» PROBLEM REQUIREMENTS:
Leave out all pictures and return, exactly as written, the lines from the line containing "Recreate this image" to the line containing "271, 203, 329];", both ends kept.

» Charts and diagrams as code:
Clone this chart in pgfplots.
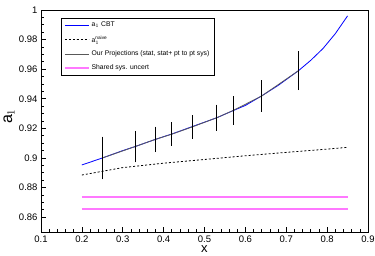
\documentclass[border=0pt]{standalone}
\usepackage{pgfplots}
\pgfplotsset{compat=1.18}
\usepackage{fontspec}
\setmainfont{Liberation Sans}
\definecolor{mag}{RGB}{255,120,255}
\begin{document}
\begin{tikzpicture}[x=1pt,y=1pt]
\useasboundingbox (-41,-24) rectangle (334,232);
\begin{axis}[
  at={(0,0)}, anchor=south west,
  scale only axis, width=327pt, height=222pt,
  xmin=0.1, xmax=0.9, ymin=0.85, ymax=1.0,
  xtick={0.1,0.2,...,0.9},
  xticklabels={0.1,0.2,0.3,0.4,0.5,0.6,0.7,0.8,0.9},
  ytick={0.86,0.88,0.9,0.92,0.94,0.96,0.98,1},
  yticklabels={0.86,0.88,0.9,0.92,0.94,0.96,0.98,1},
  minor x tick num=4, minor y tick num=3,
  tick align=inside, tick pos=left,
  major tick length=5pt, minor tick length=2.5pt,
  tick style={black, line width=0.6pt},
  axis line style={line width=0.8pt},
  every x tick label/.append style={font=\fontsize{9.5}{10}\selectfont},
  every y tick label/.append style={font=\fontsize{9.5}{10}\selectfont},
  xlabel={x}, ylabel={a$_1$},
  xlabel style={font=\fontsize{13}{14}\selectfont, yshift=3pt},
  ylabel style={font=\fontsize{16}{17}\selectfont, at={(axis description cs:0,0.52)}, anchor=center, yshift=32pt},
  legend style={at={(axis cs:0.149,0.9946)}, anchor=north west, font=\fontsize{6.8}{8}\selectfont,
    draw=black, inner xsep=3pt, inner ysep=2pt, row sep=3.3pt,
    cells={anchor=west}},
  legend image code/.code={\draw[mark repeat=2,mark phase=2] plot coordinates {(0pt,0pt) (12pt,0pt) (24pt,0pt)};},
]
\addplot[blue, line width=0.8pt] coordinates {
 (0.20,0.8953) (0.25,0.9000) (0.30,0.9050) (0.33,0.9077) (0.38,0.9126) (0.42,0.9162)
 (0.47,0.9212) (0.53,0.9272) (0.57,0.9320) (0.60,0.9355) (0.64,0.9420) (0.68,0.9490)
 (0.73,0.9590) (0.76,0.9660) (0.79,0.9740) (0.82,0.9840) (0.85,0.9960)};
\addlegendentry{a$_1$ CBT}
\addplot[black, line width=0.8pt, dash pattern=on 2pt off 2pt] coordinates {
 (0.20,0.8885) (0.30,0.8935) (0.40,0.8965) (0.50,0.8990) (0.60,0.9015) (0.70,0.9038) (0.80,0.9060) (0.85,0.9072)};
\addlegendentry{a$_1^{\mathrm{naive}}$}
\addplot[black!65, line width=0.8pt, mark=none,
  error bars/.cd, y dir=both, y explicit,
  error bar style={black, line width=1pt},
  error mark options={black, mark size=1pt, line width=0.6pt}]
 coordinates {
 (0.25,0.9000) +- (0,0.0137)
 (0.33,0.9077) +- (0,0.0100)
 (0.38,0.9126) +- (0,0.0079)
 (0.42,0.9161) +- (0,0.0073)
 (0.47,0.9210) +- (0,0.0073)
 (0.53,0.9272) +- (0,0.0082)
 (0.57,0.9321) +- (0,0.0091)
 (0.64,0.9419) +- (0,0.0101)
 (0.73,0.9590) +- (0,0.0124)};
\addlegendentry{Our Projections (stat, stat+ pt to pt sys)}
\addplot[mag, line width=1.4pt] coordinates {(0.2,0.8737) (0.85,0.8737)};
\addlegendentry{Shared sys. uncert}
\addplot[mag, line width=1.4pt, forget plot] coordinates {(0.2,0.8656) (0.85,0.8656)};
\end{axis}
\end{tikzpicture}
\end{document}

...

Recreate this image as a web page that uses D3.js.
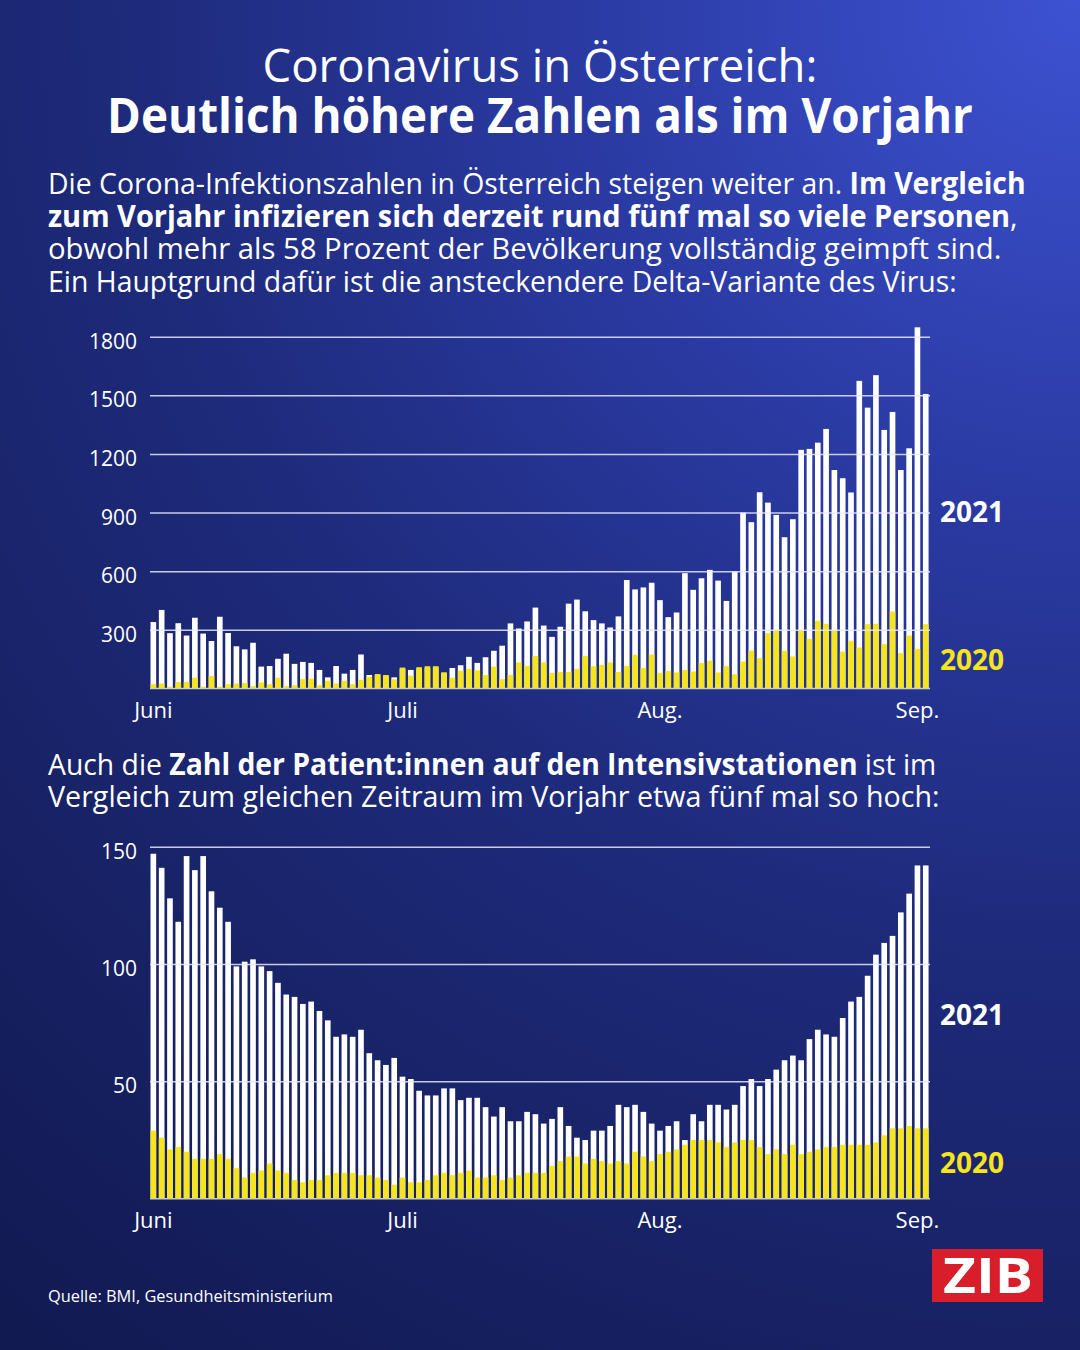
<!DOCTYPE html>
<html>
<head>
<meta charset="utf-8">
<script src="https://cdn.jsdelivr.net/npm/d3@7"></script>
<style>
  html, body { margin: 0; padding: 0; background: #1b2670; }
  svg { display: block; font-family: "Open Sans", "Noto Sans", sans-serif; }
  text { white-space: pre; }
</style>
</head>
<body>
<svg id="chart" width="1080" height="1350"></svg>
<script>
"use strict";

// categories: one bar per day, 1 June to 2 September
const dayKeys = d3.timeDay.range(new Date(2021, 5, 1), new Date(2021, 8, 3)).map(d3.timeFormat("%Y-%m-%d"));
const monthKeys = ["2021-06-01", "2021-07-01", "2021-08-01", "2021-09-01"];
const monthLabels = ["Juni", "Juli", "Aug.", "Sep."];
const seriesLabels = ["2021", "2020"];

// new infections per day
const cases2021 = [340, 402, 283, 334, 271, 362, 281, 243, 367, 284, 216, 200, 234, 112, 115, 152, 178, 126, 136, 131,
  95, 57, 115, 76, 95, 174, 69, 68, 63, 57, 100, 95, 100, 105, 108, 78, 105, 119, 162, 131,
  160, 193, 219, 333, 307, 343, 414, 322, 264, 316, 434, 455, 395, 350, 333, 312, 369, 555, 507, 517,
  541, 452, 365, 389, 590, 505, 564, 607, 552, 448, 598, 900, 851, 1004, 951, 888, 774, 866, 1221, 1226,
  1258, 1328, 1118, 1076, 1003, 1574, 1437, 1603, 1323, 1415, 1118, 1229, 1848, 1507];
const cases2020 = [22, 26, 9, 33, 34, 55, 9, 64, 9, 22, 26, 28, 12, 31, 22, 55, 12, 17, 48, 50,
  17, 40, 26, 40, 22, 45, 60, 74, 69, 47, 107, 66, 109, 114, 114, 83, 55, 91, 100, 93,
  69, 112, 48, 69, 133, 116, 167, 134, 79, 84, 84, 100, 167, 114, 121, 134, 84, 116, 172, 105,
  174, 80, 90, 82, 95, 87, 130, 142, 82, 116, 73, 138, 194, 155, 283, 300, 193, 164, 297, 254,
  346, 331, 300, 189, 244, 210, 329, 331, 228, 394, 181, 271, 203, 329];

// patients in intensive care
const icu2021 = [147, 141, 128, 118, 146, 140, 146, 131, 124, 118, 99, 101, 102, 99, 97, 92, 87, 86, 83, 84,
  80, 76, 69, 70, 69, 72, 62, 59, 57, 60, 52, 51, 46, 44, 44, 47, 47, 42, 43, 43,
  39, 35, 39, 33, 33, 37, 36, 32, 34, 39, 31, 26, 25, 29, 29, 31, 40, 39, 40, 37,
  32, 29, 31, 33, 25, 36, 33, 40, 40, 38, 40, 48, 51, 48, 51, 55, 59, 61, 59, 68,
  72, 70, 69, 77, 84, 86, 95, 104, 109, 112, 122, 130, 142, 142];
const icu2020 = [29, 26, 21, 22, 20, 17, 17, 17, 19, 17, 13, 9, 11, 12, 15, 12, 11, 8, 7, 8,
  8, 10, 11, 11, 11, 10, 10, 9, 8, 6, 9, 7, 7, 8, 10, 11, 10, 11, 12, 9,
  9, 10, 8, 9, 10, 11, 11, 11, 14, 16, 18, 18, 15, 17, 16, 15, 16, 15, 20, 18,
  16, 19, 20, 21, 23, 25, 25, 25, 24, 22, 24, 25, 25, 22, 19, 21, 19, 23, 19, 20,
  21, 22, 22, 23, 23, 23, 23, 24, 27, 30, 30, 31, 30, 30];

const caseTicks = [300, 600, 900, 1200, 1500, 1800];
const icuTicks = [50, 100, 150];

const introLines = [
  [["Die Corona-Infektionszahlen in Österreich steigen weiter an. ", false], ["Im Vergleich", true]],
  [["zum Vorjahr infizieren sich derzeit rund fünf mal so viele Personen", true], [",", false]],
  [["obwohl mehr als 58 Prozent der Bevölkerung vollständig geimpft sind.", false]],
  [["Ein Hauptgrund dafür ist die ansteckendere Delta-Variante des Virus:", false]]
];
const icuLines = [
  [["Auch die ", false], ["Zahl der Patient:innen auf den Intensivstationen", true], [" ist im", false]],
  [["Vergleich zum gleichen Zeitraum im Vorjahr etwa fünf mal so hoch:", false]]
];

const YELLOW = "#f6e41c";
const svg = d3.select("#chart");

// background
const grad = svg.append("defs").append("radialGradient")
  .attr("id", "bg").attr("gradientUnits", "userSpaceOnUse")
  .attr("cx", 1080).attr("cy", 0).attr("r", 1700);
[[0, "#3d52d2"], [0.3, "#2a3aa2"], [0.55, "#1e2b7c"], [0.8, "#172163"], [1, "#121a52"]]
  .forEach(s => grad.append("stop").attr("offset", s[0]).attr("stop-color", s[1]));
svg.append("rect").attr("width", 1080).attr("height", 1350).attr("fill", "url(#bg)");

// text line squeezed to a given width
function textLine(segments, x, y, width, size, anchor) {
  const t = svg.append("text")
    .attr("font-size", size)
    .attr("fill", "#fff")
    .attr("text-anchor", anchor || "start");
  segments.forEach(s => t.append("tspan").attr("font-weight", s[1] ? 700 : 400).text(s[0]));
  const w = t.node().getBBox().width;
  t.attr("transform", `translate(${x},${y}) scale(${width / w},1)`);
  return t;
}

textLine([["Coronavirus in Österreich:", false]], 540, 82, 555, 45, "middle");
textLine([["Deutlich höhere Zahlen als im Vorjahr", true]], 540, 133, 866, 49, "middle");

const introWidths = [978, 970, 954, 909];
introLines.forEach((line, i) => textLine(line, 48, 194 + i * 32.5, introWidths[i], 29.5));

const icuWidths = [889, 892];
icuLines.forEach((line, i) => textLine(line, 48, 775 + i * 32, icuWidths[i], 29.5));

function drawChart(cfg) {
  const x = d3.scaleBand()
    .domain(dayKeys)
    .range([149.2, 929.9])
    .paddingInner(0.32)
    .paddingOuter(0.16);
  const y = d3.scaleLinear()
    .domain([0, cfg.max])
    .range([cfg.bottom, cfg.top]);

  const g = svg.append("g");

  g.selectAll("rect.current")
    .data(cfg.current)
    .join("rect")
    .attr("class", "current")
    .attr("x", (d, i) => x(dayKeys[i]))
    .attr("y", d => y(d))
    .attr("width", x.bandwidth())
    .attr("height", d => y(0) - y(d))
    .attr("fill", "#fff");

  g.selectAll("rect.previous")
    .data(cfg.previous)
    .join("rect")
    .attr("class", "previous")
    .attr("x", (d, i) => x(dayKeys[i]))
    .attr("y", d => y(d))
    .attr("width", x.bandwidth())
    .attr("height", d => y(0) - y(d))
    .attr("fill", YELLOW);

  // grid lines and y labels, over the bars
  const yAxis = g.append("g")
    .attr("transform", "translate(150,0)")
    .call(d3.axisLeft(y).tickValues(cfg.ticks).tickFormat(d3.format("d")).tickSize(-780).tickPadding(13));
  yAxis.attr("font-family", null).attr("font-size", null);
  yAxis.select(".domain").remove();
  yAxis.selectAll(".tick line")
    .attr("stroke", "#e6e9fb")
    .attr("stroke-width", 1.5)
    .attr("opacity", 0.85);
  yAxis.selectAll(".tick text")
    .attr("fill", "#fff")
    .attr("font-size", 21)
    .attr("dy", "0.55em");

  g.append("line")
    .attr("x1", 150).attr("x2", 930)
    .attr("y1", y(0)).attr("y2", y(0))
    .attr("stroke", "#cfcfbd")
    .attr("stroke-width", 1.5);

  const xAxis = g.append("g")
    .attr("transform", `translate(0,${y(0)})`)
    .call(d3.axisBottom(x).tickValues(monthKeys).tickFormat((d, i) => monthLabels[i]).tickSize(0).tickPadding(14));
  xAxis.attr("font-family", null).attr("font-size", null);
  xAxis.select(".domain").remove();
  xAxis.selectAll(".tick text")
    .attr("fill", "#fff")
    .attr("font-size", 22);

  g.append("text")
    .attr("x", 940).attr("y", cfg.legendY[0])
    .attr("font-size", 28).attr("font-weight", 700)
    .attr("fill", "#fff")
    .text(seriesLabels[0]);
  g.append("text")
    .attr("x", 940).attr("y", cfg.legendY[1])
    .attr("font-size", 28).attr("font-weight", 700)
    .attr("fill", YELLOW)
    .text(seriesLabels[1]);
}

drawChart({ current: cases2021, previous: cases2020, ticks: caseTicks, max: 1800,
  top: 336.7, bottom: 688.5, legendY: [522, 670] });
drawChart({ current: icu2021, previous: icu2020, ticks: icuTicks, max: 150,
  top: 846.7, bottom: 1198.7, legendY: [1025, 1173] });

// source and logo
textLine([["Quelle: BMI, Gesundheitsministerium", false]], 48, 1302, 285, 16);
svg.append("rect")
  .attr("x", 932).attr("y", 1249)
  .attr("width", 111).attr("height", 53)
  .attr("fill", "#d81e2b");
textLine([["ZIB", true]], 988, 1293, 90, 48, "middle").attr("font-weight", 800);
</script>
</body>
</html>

» TASK RESPONSE:
Recreate this image as a web page that uses D3.js.
<!DOCTYPE html>
<html>
<head>
<meta charset="utf-8">
<script src="https://cdn.jsdelivr.net/npm/d3@7"></script>
<style>
  html, body { margin: 0; padding: 0; background: #1b2670; }
  svg { display: block; font-family: "Open Sans", "Noto Sans", sans-serif; }
  text { white-space: pre; }
</style>
</head>
<body>
<svg id="chart" width="1080" height="1350"></svg>
<script>
"use strict";

// categories: one bar per day, 1 June to 2 September
const dayKeys = d3.timeDay.range(new Date(2021, 5, 1), new Date(2021, 8, 3)).map(d3.timeFormat("%Y-%m-%d"));
const monthKeys = ["2021-06-01", "2021-07-01", "2021-08-01", "2021-09-01"];
const monthLabels = ["Juni", "Juli", "Aug.", "Sep."];
const seriesLabels = ["2021", "2020"];

// new infections per day
const cases2021 = [340, 402, 283, 334, 271, 362, 281, 243, 367, 284, 216, 200, 234, 112, 115, 152, 178, 126, 136, 131,
  95, 57, 115, 76, 95, 174, 69, 68, 63, 57, 100, 95, 100, 105, 108, 78, 105, 119, 162, 131,
  160, 193, 219, 333, 307, 343, 414, 322, 264, 316, 434, 455, 395, 350, 333, 312, 369, 555, 507, 517,
  541, 452, 365, 389, 590, 505, 564, 607, 552, 448, 598, 900, 851, 1004, 951, 888, 774, 866, 1221, 1226,
  1258, 1328, 1118, 1076, 1003, 1574, 1437, 1603, 1323, 1415, 1118, 1229, 1848, 1507];
const cases2020 = [22, 26, 9, 33, 34, 55, 9, 64, 9, 22, 26, 28, 12, 31, 22, 55, 12, 17, 48, 50,
  17, 40, 26, 40, 22, 45, 60, 74, 69, 47, 107, 66, 109, 114, 114, 83, 55, 91, 100, 93,
  69, 112, 48, 69, 133, 116, 167, 134, 79, 84, 84, 100, 167, 114, 121, 134, 84, 116, 172, 105,
  174, 80, 90, 82, 95, 87, 130, 142, 82, 116, 73, 138, 194, 155, 283, 300, 193, 164, 297, 254,
  346, 331, 300, 189, 244, 210, 329, 331, 228, 394, 181, 271, 203, 329];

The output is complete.